TASK DESCRIPTION: Below are entries. Give back exactly the lines from the one containing "Write the matplotlib code for this chart." through the one containing "lw=1.7, zorder=3, clip_on=False)", inclusive, without the pictures.

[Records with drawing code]
"""

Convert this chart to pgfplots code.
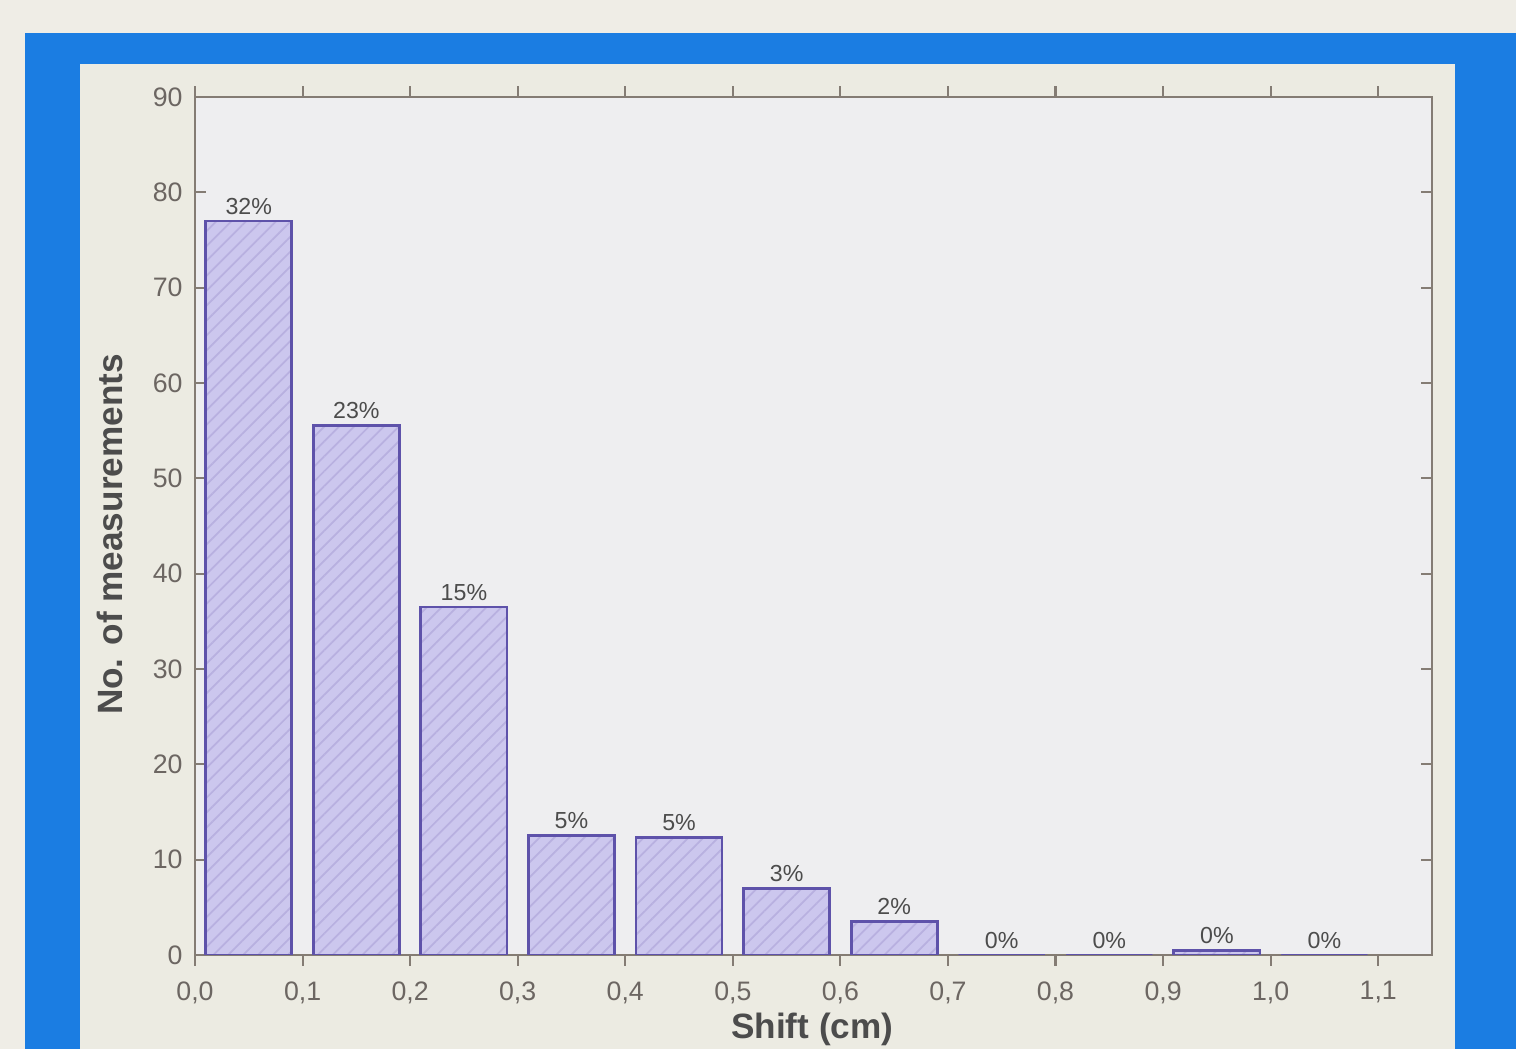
\documentclass[border=0pt]{standalone}
\usepackage{fontspec}
\setmainfont{Liberation Sans}
\usepackage{pgfplots}
\pgfplotsset{compat=1.18}
\usetikzlibrary{patterns.meta}

\definecolor{pagebg}{HTML}{EFEDE6}
\definecolor{bluefr}{HTML}{1B7DE2}
\definecolor{panel}{HTML}{ECEBE2}
\definecolor{plotbg}{HTML}{EEEEF0}
\definecolor{axisgray}{HTML}{847C74}
\definecolor{ticktext}{HTML}{6C6662}
\definecolor{barfill}{HTML}{CCC7EE}
\definecolor{baredge}{HTML}{5E52AA}
\definecolor{hatch}{HTML}{B8B0E0}

\begin{document}
\begin{tikzpicture}
\useasboundingbox (0,0) rectangle (15.16,10.49);
\clip (0,0) rectangle (15.16,10.49);
% photo background, blue slide frame, cream panel
\fill[pagebg] (0,0) rectangle (15.16,10.49);
\fill[bluefr] (0.25,0) rectangle (15.16,10.16);
\fill[panel] (0.80,0) rectangle (14.55,9.85);

\begin{axis}[
    at={(1.95cm,0.94cm)}, anchor=south west,
    scale only axis,
    width=12.37cm, height=8.58cm,
    xmin=0, xmax=1.15,
    ymin=0, ymax=90,
    xtick={0,0.1,...,1.1},
    ytick={0,10,...,90},
    axis background/.style={fill=plotbg},
    axis line style={axisgray, line width=0.8pt},
    tick style={axisgray, line width=0.6pt},
    tick align=inside,
    major tick length=3pt,
    tick label style={font=\fontsize{7.6}{9}\selectfont, text=ticktext},
    xticklabel style={/pgf/number format/fixed, /pgf/number format/fixed zerofill,
        /pgf/number format/precision=1, /pgf/number format/use comma,
        /pgf/number format/assume math mode=true, yshift=-1pt},
    yticklabel style={/pgf/number format/assume math mode=true},
    every axis y label/.style={at={(axis description cs:-0.0687,0.49)}, rotate=90, anchor=center,
        font=\fontsize{10}{12}\selectfont\bfseries, text=black!70},
    every axis x label/.style={at={(axis description cs:0.499,-0.1072)}, anchor=south,
        inner sep=0pt, font=\fontsize{10}{12}\selectfont\bfseries, text=black!70},
    xlabel={Shift (cm)},
    ylabel={No. of measurements},
    ybar, bar width=0.08, bar shift=0pt,
    point meta=explicit symbolic,
    nodes near coords,
    every node near coord/.append style={font=\fontsize{6.6}{8}\selectfont, text=black!70, inner sep=1.5pt},
]
\addplot[draw=baredge, line width=0.8pt, fill=barfill,
    postaction={pattern={Lines[angle=45, distance=3pt, line width=0.5pt]}, pattern color=hatch}]
coordinates {
    (0.05,77)   [32\%]
    (0.15,55.5) [23\%]
    (0.25,36.5) [15\%]
    (0.35,12.5) [5\%]
    (0.45,12.3) [5\%]
    (0.55,7)    [3\%]
    (0.65,3.5)  [2\%]
    (0.75,0)    [0\%]
    (0.85,0)    [0\%]
    (0.95,0.5)  [0\%]
    (1.05,0)    [0\%]
};
\end{axis}
\end{tikzpicture}
\end{document}
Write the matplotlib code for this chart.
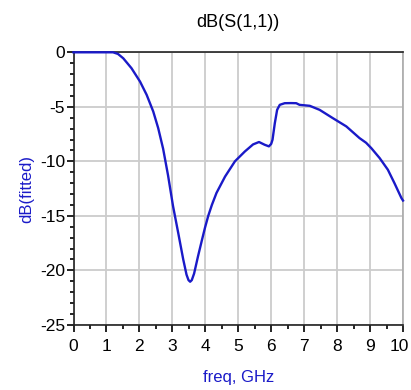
import matplotlib
matplotlib.use("Agg")
from matplotlib import pyplot as plt
from matplotlib import ticker as ticker
from matplotlib import transforms as mtransforms
import numpy as np

# Values
freq = [0.0, 1.0, 1.2, 1.35, 1.51, 1.76, 2.02, 2.22, 2.42, 2.57, 2.72, 2.87, 3.02, 3.18,
        3.33, 3.43, 3.49, 3.54, 3.59, 3.66, 3.78, 3.9, 3.99, 4.09, 4.2, 4.34, 4.6, 4.9,
        5.2, 5.45, 5.63, 5.8, 5.93, 6.0, 6.04, 6.11, 6.18, 6.26, 6.41, 6.6, 6.76, 6.86,
        7.17, 7.47, 7.87, 8.28, 8.68, 8.88, 9.04, 9.29, 9.54, 9.74, 9.95, 10.0]
s11_db = [0.0, 0.0, 0.0, -0.15, -0.55, -1.46, -2.69, -3.9, -5.43, -6.95, -8.85, -11.3, -14.1, -16.6,
          -19.0, -20.4, -20.9, -21.05, -20.9, -20.3, -18.7, -17.2, -16.1, -15.0, -14.0, -12.9, -11.4, -10.0,
          -9.1, -8.45, -8.23, -8.48, -8.63, -8.4, -8.02, -6.5, -5.28, -4.82, -4.67, -4.66, -4.67, -4.82,
          -4.91, -5.28, -6.04, -6.8, -7.87, -8.3, -8.8, -9.7, -10.77, -12.0, -13.36, -13.6]
x_ticks = list(range(0, 11))

plt.rcParams['font.family'] = ['Liberation Sans Narrow', 'Liberation Sans', 'DejaVu Sans']
plt.rcParams['axes.unicode_minus'] = False

fig = plt.figure(figsize=(4.11, 3.90), dpi=100)
ax = fig.add_axes([73.5 / 411, 1 - 324.8 / 390, 329.5 / 411, 272.5 / 390])

blue = "#1a1ac8"
ax.plot(freq, s11_db, color=blue, lw=1.7, zorder=3, clip_on=False)

ax.set_xlim(0, 10)
ax.set_ylim(-25, 0)
ax.set_xticks(x_ticks, [str(t) for t in x_ticks])
ax.xaxis.set_minor_locator(ticker.MultipleLocator(0.5))
ax.yaxis.set_major_locator(ticker.MultipleLocator(5))
ax.yaxis.set_minor_locator(ticker.MultipleLocator(1))
ax.tick_params(which="major", direction="out", length=5, width=1.2, labelsize=12.5)
ax.tick_params(axis="x", which="major", pad=5)
ax.tick_params(axis="y", which="major", pad=1)
ax.tick_params(which="minor", direction="out", length=3, width=1.2)
ax.grid(True, which="major", color="#cccccc", lw=1.3)
ax.set_axisbelow(True)

# nudge the "10" label so it stays inside the image
for lab in ax.get_xticklabels():
    if lab.get_text() == "10":
        lab.set_transform(lab.get_transform() + mtransforms.ScaledTranslation(-4 / 100, 0, fig.dpi_scale_trans))

for side in ("left", "bottom", "top"):
    ax.spines[side].set_color("#222222")
    ax.spines[side].set_linewidth(1.2)
ax.spines["right"].set_color("#aaaaaa")
ax.spines["right"].set_linewidth(1.2)

ax.set_title("dB(S(1,1))", fontsize=13, pad=18)
ax.set_xlabel("freq, GHz", color=blue, fontsize=12, labelpad=12)
ax.set_ylabel("dB(fitted)", color=blue, fontsize=12, labelpad=4)

fig.savefig("out.png", dpi=100)
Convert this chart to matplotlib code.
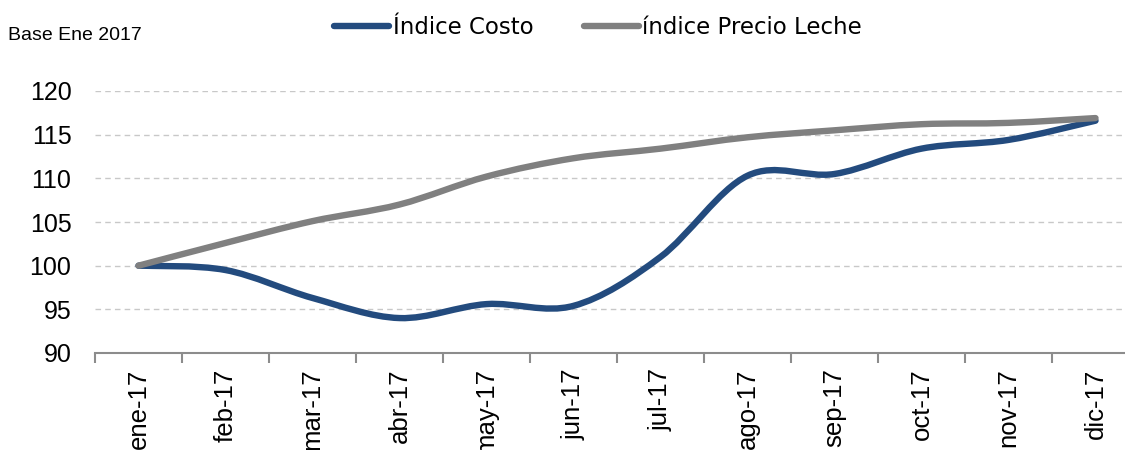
import matplotlib

matplotlib.use("Agg")
import matplotlib.pyplot as plt
from matplotlib.lines import Line2D
from matplotlib.patches import PathPatch
from matplotlib.path import Path

months = ["ene-17", "feb-17", "mar-17", "abr-17", "may-17", "jun-17",
          "jul-17", "ago-17", "sep-17", "oct-17", "nov-17", "dic-17"]
indice_costo = [100.0, 99.5, 96.3, 94.0, 95.6, 95.4, 101.0, 110.3, 110.5, 113.4, 114.4, 116.6]
precio_leche = [100.0, 102.6, 105.1, 107.0, 110.2, 112.3, 113.4, 114.7, 115.5, 116.2, 116.35, 116.9]

COLOR_COSTO = "#234b7e"
COLOR_LECHE = "#808080"


def smooth_path(values):
    # Excel-style smoothed line: cubic bezier segments through every point
    pts = list(enumerate(values))
    verts = [pts[0]]
    codes = [Path.MOVETO]
    n = len(pts)
    for i in range(n - 1):
        p0 = pts[max(i - 1, 0)]
        p1 = pts[i]
        p2 = pts[i + 1]
        p3 = pts[min(i + 2, n - 1)]
        c1 = (p1[0] + (p2[0] - p0[0]) / 6, p1[1] + (p2[1] - p0[1]) / 6)
        c2 = (p2[0] - (p3[0] - p1[0]) / 6, p2[1] - (p3[1] - p1[1]) / 6)
        verts += [c1, c2, p2]
        codes += [Path.CURVE4] * 3
    return Path(verts, codes)


plt.rcParams["font.family"] = ["Liberation Sans", "DejaVu Sans"]

fig = plt.figure(figsize=(11.25, 4.5), dpi=100, facecolor="white")
ax = fig.add_axes([95 / 1125, 97 / 450, 1044 / 1125, 262 / 450])

for values, color in [(indice_costo, COLOR_COSTO), (precio_leche, COLOR_LECHE)]:
    ax.add_patch(PathPatch(smooth_path(values), fill=False, edgecolor=color,
                           linewidth=4.6, capstyle="round", joinstyle="round", zorder=3))

ax.set_xlim(-0.5, len(months) - 0.5)
ax.set_ylim(90, 120)
ax.set_yticks(range(90, 121, 5))
ax.set_yticklabels([str(v) for v in range(90, 121, 5)], fontsize=18)
ax.yaxis.grid(True, color="#c8c8c8", linestyle=(0, (4, 3)), linewidth=1.0)
ax.set_axisbelow(True)
ax.tick_params(axis="y", length=0, pad=17)

ax.set_xticks(range(len(months)))
ax.set_xticklabels(months, rotation=90, fontsize=18.5)
ax.set_xticks([i - 0.5 for i in range(len(months) + 1)], minor=True)
ax.tick_params(axis="x", which="major", length=0, pad=11)
ax.tick_params(axis="x", which="minor", length=7, width=1.5, color="#8c8c8c", direction="out")

for side in ["top", "right", "left"]:
    ax.spines[side].set_visible(False)
ax.spines["bottom"].set_color("#8c8c8c")
ax.spines["bottom"].set_linewidth(1.5)

handles = [Line2D([], [], color=COLOR_COSTO, linewidth=4.6, solid_capstyle="round"),
           Line2D([], [], color=COLOR_LECHE, linewidth=4.6, solid_capstyle="round")]
fig.legend(handles, ["Índice Costo", "índice Precio Leche"], loc="center",
           bbox_to_anchor=(598 / 1125, 1 - 28 / 450), ncol=2, frameon=False,
           prop={"family": "DejaVu Sans", "size": 16.5},
           handlelength=2.4, handletextpad=0.15, columnspacing=2.2)

fig.text(8 / 1125, 1 - 35 / 450, "Base Ene 2017", fontsize=14, ha="left", va="center")

fig.savefig("out.png", dpi=100)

"""

COMPLETED EXERCISE:
Write the matplotlib code for this chart.
import matplotlib
matplotlib.use("Agg")
from matplotlib import pyplot as plt
from matplotlib import ticker as ticker
from matplotlib import transforms as mtransforms
import numpy as np

# Values
freq = [0.0, 1.0, 1.2, 1.35, 1.51, 1.76, 2.02, 2.22, 2.42, 2.57, 2.72, 2.87, 3.02, 3.18,
        3.33, 3.43, 3.49, 3.54, 3.59, 3.66, 3.78, 3.9, 3.99, 4.09, 4.2, 4.34, 4.6, 4.9,
        5.2, 5.45, 5.63, 5.8, 5.93, 6.0, 6.04, 6.11, 6.18, 6.26, 6.41, 6.6, 6.76, 6.86,
        7.17, 7.47, 7.87, 8.28, 8.68, 8.88, 9.04, 9.29, 9.54, 9.74, 9.95, 10.0]
s11_db = [0.0, 0.0, 0.0, -0.15, -0.55, -1.46, -2.69, -3.9, -5.43, -6.95, -8.85, -11.3, -14.1, -16.6,
          -19.0, -20.4, -20.9, -21.05, -20.9, -20.3, -18.7, -17.2, -16.1, -15.0, -14.0, -12.9, -11.4, -10.0,
          -9.1, -8.45, -8.23, -8.48, -8.63, -8.4, -8.02, -6.5, -5.28, -4.82, -4.67, -4.66, -4.67, -4.82,
          -4.91, -5.28, -6.04, -6.8, -7.87, -8.3, -8.8, -9.7, -10.77, -12.0, -13.36, -13.6]
x_ticks = list(range(0, 11))

plt.rcParams['font.family'] = ['Liberation Sans Narrow', 'Liberation Sans', 'DejaVu Sans']
plt.rcParams['axes.unicode_minus'] = False

fig = plt.figure(figsize=(4.11, 3.90), dpi=100)
ax = fig.add_axes([73.5 / 411, 1 - 324.8 / 390, 329.5 / 411, 272.5 / 390])

blue = "#1a1ac8"
ax.plot(freq, s11_db, color=blue, lw=1.7, zorder=3, clip_on=False)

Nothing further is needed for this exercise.